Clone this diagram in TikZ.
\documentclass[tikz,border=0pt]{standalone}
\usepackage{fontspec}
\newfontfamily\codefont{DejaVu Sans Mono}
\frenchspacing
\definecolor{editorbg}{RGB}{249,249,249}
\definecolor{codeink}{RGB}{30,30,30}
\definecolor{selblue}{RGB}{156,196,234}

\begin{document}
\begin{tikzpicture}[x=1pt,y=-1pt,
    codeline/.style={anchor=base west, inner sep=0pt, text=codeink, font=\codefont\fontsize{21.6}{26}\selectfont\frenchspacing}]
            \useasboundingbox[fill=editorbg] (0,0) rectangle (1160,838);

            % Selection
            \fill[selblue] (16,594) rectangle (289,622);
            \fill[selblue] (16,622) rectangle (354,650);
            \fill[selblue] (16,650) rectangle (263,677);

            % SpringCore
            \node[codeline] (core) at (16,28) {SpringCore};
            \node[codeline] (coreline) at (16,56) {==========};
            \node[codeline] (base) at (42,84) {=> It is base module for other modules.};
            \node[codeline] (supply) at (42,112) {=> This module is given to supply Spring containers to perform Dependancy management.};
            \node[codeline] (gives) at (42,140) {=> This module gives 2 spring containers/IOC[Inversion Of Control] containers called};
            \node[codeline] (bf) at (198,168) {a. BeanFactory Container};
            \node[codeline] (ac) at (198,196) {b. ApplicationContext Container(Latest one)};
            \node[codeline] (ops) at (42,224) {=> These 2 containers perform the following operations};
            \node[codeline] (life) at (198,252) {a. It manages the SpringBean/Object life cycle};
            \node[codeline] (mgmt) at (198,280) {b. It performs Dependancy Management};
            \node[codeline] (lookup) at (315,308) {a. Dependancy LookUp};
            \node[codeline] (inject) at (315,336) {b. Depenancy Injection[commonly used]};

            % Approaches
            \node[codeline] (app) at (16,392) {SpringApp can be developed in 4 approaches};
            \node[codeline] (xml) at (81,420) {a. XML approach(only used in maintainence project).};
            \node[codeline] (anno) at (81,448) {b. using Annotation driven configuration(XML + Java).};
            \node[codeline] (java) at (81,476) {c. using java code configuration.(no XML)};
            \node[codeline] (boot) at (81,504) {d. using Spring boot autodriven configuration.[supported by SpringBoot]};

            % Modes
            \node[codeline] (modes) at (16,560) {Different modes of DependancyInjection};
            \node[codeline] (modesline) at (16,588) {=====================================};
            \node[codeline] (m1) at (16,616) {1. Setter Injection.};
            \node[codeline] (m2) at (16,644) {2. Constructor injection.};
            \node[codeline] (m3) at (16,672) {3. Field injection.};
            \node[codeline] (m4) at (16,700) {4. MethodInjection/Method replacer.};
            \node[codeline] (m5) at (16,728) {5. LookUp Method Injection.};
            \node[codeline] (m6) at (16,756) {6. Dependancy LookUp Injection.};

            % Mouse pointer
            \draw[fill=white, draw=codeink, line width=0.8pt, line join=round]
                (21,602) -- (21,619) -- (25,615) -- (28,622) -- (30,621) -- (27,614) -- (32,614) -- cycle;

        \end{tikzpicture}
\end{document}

+===+

Extract the lines above, from the first one through the one containing "(16,650) rectangle (263,677);", and return only those, unchanged.

Correct result =
Clone this diagram in TikZ.
\documentclass[tikz,border=0pt]{standalone}
\usepackage{fontspec}
\newfontfamily\codefont{DejaVu Sans Mono}
\frenchspacing
\definecolor{editorbg}{RGB}{249,249,249}
\definecolor{codeink}{RGB}{30,30,30}
\definecolor{selblue}{RGB}{156,196,234}

\begin{document}
\begin{tikzpicture}[x=1pt,y=-1pt,
    codeline/.style={anchor=base west, inner sep=0pt, text=codeink, font=\codefont\fontsize{21.6}{26}\selectfont\frenchspacing}]
            \useasboundingbox[fill=editorbg] (0,0) rectangle (1160,838);

            % Selection
            \fill[selblue] (16,594) rectangle (289,622);
            \fill[selblue] (16,622) rectangle (354,650);
            \fill[selblue] (16,650) rectangle (263,677);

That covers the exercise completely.